> Written task:
Print, word for word, the opening line of the data below and every line after it through the line that contains "const Y_MAX = 14;", but not the pictures.

════

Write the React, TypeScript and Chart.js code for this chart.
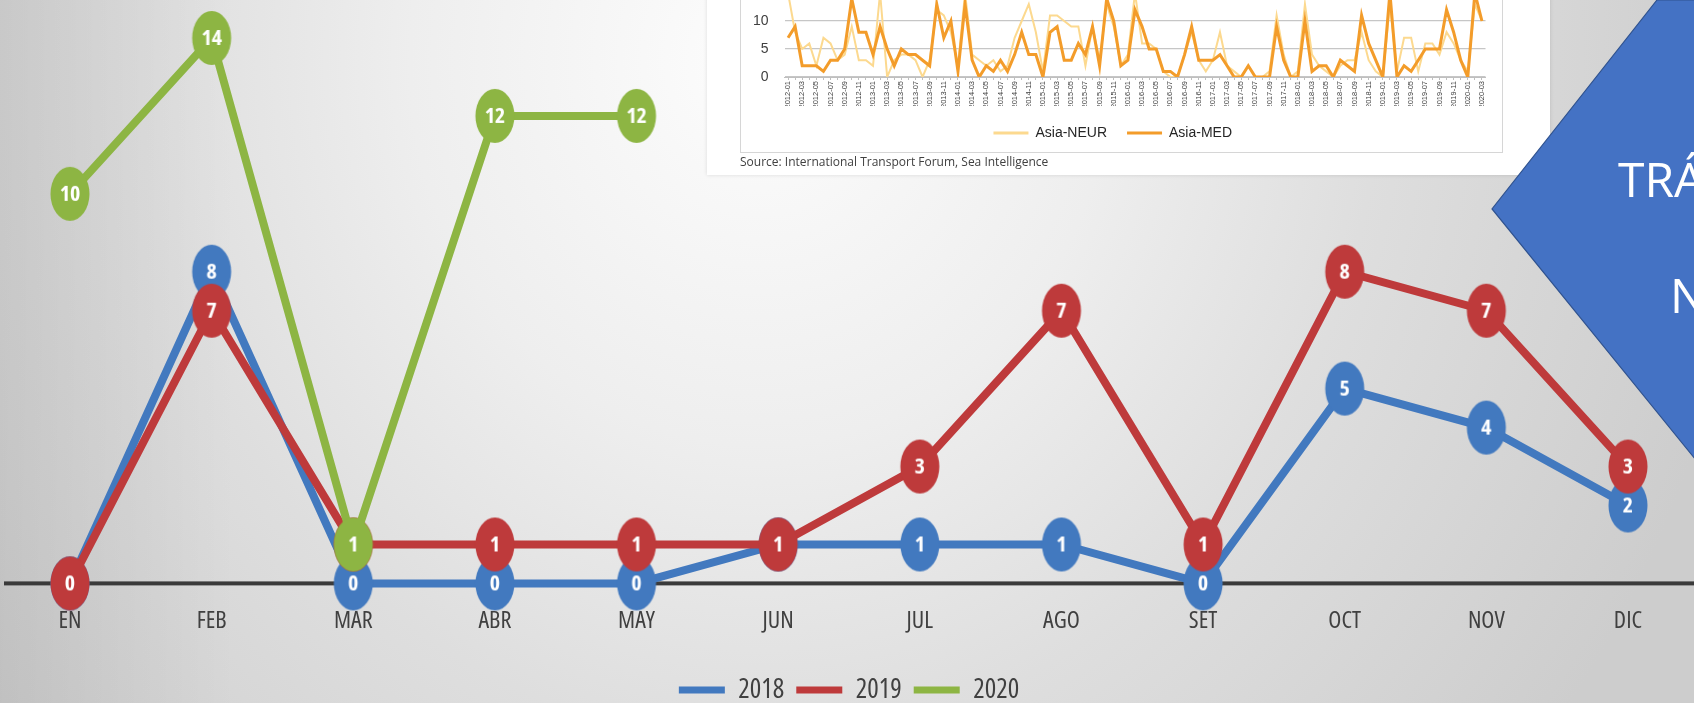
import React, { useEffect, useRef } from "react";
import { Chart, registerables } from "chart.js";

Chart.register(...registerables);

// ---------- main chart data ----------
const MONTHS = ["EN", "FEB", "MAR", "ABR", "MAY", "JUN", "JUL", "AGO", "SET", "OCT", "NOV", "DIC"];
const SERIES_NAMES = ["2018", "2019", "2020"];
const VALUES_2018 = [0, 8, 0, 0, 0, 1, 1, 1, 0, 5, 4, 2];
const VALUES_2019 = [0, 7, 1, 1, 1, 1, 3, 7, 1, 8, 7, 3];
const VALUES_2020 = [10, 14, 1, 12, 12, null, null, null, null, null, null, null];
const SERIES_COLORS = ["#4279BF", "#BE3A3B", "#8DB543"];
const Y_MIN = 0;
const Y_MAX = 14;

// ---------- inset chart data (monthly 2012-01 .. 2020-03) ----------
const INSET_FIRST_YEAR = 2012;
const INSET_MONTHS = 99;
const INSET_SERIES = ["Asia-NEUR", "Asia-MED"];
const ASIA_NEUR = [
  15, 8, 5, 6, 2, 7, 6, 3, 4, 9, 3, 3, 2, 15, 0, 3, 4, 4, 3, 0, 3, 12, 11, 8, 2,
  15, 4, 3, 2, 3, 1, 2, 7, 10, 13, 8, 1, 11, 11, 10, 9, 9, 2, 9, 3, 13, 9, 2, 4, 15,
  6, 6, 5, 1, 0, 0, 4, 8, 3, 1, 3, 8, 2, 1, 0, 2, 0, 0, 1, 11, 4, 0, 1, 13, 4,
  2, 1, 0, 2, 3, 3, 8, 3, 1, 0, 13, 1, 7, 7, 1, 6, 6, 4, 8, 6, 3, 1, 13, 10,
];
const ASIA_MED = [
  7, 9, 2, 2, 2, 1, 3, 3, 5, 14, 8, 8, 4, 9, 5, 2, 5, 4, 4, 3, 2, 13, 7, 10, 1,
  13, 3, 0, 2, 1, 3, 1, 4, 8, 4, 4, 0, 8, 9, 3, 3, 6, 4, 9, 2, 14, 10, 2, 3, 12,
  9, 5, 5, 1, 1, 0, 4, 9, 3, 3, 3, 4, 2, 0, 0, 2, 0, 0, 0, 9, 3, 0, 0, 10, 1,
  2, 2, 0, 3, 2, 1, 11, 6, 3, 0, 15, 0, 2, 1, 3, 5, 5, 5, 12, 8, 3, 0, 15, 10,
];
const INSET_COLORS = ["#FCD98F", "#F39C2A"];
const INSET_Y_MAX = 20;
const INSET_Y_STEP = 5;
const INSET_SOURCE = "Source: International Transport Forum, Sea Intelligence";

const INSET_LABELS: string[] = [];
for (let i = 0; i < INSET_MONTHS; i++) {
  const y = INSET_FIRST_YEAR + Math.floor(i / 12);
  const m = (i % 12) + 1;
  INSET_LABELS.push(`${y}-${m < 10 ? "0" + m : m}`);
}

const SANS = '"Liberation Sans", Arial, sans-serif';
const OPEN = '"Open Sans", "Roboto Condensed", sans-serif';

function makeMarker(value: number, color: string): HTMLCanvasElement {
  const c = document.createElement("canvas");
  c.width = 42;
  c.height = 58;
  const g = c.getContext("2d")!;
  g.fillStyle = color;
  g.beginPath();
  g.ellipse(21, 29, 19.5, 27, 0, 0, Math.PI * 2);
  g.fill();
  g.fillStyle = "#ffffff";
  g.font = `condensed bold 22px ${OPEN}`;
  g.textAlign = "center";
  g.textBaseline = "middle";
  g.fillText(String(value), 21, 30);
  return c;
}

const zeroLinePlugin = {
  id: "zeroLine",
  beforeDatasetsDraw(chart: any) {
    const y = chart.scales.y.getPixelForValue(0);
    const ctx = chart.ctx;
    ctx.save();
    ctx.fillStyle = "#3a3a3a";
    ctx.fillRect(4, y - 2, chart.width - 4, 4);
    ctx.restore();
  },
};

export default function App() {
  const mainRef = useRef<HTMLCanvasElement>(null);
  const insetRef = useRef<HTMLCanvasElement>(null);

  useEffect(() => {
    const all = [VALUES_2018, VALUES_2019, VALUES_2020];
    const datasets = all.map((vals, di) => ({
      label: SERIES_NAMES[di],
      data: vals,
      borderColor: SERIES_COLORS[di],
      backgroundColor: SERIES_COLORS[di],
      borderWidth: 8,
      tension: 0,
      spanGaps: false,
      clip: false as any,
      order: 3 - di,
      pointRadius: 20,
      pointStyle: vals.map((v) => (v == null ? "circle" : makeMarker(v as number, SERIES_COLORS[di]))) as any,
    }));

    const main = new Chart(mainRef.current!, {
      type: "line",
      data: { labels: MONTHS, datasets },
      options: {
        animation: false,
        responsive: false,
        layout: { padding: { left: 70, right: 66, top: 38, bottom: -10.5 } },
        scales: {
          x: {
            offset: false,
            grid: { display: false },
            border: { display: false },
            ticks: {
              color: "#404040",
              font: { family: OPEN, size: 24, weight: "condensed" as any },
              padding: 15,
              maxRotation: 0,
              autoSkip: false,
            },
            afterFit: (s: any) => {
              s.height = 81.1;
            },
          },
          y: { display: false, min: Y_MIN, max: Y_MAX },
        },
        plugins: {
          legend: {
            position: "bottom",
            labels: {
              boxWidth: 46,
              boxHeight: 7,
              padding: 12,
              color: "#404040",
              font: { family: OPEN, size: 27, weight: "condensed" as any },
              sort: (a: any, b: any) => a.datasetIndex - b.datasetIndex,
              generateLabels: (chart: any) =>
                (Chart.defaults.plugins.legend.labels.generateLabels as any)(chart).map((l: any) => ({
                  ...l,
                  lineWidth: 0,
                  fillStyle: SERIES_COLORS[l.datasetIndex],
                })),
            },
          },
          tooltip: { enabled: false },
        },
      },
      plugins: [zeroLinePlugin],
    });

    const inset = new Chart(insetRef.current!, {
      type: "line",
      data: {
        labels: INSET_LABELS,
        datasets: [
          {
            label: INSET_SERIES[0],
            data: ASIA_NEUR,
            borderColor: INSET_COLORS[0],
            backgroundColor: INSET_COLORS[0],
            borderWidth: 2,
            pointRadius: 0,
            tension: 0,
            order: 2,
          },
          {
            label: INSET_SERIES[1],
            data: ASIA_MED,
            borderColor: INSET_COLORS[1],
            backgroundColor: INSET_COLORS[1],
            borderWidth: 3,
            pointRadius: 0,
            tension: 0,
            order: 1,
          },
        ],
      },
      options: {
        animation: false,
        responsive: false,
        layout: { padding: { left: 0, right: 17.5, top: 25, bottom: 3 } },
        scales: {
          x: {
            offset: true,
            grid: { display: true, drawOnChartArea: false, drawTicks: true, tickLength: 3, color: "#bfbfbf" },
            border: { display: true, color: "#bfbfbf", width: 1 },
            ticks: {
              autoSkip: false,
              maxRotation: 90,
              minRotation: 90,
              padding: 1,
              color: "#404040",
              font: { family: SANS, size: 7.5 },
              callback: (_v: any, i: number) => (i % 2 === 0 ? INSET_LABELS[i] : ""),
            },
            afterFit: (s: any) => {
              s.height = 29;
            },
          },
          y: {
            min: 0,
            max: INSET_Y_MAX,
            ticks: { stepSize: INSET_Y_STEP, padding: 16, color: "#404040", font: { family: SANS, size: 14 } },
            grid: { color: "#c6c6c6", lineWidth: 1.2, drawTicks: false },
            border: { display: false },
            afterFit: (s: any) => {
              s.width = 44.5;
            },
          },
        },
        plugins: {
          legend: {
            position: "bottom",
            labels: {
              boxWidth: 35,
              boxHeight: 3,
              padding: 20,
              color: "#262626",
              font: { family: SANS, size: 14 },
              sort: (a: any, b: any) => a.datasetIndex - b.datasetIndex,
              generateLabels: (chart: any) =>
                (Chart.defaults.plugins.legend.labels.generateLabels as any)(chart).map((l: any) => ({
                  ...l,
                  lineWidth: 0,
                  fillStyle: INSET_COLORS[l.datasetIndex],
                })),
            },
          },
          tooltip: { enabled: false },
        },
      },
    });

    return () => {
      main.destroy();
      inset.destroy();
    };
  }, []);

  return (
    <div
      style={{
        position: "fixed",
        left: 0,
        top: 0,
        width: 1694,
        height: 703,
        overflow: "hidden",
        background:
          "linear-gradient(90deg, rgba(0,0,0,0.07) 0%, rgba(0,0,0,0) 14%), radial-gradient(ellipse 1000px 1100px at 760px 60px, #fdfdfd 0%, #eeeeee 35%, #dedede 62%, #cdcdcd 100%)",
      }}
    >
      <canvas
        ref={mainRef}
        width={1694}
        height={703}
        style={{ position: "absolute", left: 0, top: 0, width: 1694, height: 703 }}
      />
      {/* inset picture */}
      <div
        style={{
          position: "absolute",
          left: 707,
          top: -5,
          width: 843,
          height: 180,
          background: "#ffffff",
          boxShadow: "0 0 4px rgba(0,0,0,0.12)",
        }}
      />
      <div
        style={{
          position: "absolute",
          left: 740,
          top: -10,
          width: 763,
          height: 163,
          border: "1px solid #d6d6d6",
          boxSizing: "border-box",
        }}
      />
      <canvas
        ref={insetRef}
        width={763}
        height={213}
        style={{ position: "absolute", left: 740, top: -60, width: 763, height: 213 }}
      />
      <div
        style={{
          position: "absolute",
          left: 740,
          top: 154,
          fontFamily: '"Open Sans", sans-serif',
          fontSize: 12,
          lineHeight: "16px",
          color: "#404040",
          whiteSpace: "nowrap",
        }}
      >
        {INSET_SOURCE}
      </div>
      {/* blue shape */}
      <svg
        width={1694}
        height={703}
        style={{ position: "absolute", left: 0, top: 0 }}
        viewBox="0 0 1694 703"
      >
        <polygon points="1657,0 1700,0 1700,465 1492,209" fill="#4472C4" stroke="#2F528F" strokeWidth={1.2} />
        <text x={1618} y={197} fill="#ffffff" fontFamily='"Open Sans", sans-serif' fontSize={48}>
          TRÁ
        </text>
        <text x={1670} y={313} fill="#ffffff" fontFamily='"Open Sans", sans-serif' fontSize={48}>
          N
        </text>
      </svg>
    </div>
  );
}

════

> Complete output:
Write the React, TypeScript and Chart.js code for this chart.
import React, { useEffect, useRef } from "react";
import { Chart, registerables } from "chart.js";

Chart.register(...registerables);

// ---------- main chart data ----------
const MONTHS = ["EN", "FEB", "MAR", "ABR", "MAY", "JUN", "JUL", "AGO", "SET", "OCT", "NOV", "DIC"];
const SERIES_NAMES = ["2018", "2019", "2020"];
const VALUES_2018 = [0, 8, 0, 0, 0, 1, 1, 1, 0, 5, 4, 2];
const VALUES_2019 = [0, 7, 1, 1, 1, 1, 3, 7, 1, 8, 7, 3];
const VALUES_2020 = [10, 14, 1, 12, 12, null, null, null, null, null, null, null];
const SERIES_COLORS = ["#4279BF", "#BE3A3B", "#8DB543"];
const Y_MIN = 0;
const Y_MAX = 14;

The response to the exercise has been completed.